The only thing that makes me wonder if it does do best effort is no one replied with, “IPFS doesn’t work this way”. Every time the person “reveals” a new file it’s going to change the directory CID. Reading the question it seems like they want to “reveal” a new file without changing the directory CID.

Using the method @Farngi describes above, if you go to your localhost browser gui you do see the folder, and the list of files within it (because a folder seems to be a table of file names and CIDs), but if you click on a file that isn’t there, the browser hangs. Similarly, from the command line, if you try to export a folder where the files can’t be found, it hangs.

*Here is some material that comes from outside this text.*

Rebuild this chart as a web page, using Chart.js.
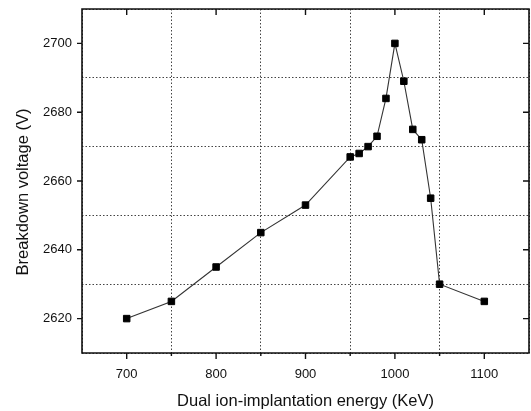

Revealing the files or not having them uploaded shouldn’t change the directory CID, because it’s a collection of named pointers to the files.

So I guess you do a recursive pin on the directory, wait for it to timeout and fail, then you’d be left with whatever you were able to retrieve, either the “revealed” files and possibly fewer if there was some other reason you weren’t able to locate the files, and then manually pin what you were able to get in the directory because the recursive pin on the directory guaranteed to fail.

Also once you’ve revealed a file to anyone you can’t be sure you haven’t revealed it to everyone. This sounds a, “I want NFT’s to be what I imagine them to be not what they are” scenario.

No, it’s possible to do this. I’m working on it at the moment. You need a private swarm for the initial upload, and you need to export the folder in binary form. Then import it to a public server.

Still not following but sounds interesting. Love to hear what you come up with.